Depuis toute petite, et grâce à mes parents, j’ai vécu entourée de photographies. Dans le salon, la chambre, le bureau, et même la cuisine, des souvenirs encadrés, des photographies d’enfance, des albums de famille et plusieurs boîtes remplies d’enveloppes et de négatifs. Mon père a eu tous les appareils possibles, de l’argentique au numérique. Une passion qui s’est donc transmise en grandissant. Avoir tous ces clichés et ces outils à portée de main a certainement eu un rôle sur cette passion, mais aussi sur la façon dont j’ai grandi. Un questionnement s’est donc opéré sur toutes ces images que l’on crée au quotidien et qu’on garde précieusement.

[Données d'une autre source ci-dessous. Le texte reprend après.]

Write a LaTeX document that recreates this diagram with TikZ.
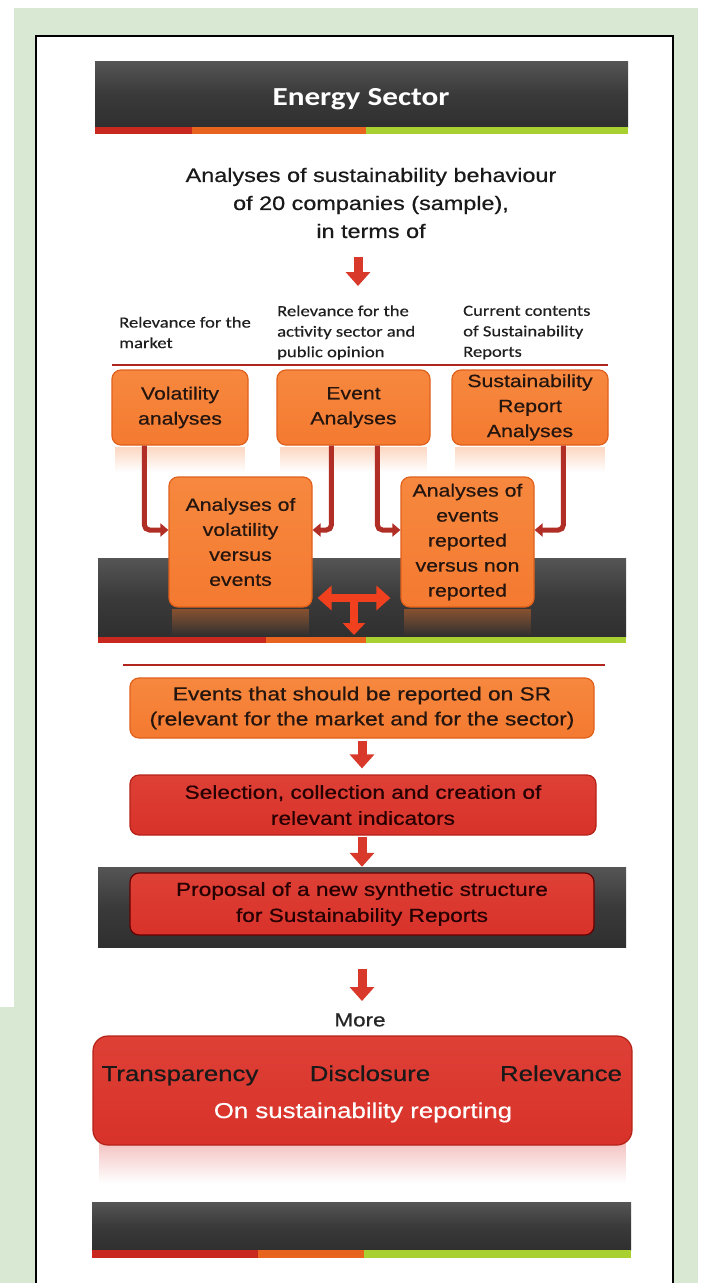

Le cliché souvenir, un objet du quotidien depuis de nombreuses années
Le repas de famille pour célébrer les 18 ans du petit frère, cette soirée autour de l’étang un soir d’août avec les copains, le mariage bucolique de la cousine, ces moments sont restés dans notre tête mais surtout dans la galerie photo nos téléphones. Il y a 20 ans, ce n’était pas sur les écrans que nos souvenirs divaguaient, mais sur du papier. Depuis le début de l’histoire de la photographie, les outils ont changé, les supports se sont multipliés. Le but de la photographie s’est aussi diversifié. Au départ, elle n’était réservée qu’à une certaine classe des plus aisées voulant se faire tirer le portrait. Mais les industriels de la photographie ont réussi à démocratiser l’appareil photographique pour les classes les plus populaires. Un nouveau tournant s’opère et le vacancier des années 1936 embarque son appareil photo jetable Kodak pour pouvoir se remémorer cet incroyable été au bord de la mer, accompagné de toute sa famille.
Tout le monde a des photographies souvenirs enfouies dans un carton au grenier, un album de sa naissance avec de nombreuses photographies de soi bébé. Maintenant les clichés souvenirs d’aujourd’hui s’entassent dans le stockage immense de nos disques durs que l’on ne regarde même plus. On expose son mariage sur les réseaux sociaux, on crée un compte Instagram pour son enfant de 2 mois et on attend le like. Quoi qu’il arrive, que ce soit en 1983 ou 2022, on construit sa personne à travers ces images. La nostalgie, la reconnaissance de soi et de ses proches, la place dans sa famille, tant de sujets qui impacteront l’évolution d’un individu tout au long de sa vie.
Les photographies sélectionnées et triées, une représentation faussée de soi
La vie n’est pas faite que de moments heureux. Cependant, prenez un album de famille et vous y verrez très peu d’enfants qui pleurent, d’accidents de voiture ou encore de photos d’enterrements. La photographie souvenir bien qu’elle puisse apporter réconfort n’est pas forcément la plus représentative de la réalité. L’album-photo est un livre où la famille raconte son histoire et choisit de la tronquer ou non. Les réseaux sociaux sont une vitrine des moments les plus joyeux de notre quotidien qui collent à la vie parfaite. Des sélections qui biaisent la mémoire et réécrivent une histoire qui n’est plus vraiment la nôtre. Cette problématique m’a fait donc réfléchir sur l’utilisation générale de la photographie souvenir.
Des souvenirs utilisés dans le monde de l’art
L’art de la photographie est large mais quand il est question du quotidien c’est un thème bien plus précis. De nombreux artistes ont pu montrer leur travail à travers leur réel quotidien : Nan Goldin ou encore Sally Maan. Des utilisations crues de leur véritable vie, qui ont fait débat dans les années 70 à 80. D’autres artistes ont pris l’opportunité de raconter l’histoire d’autres personnes, en utilisant et en remettant au goût du jour des photographies jusque-là oubliées. Des artistes comme Christian Boltanski ou Lee Shulman refont vivre des clichés d’époques différentes pour ainsi faire perdurer le souvenir.
De nombreuses thématiques autour du souvenir photographique entre les décennies qui ne feront qu’évoluer encore plus dans les années à venir.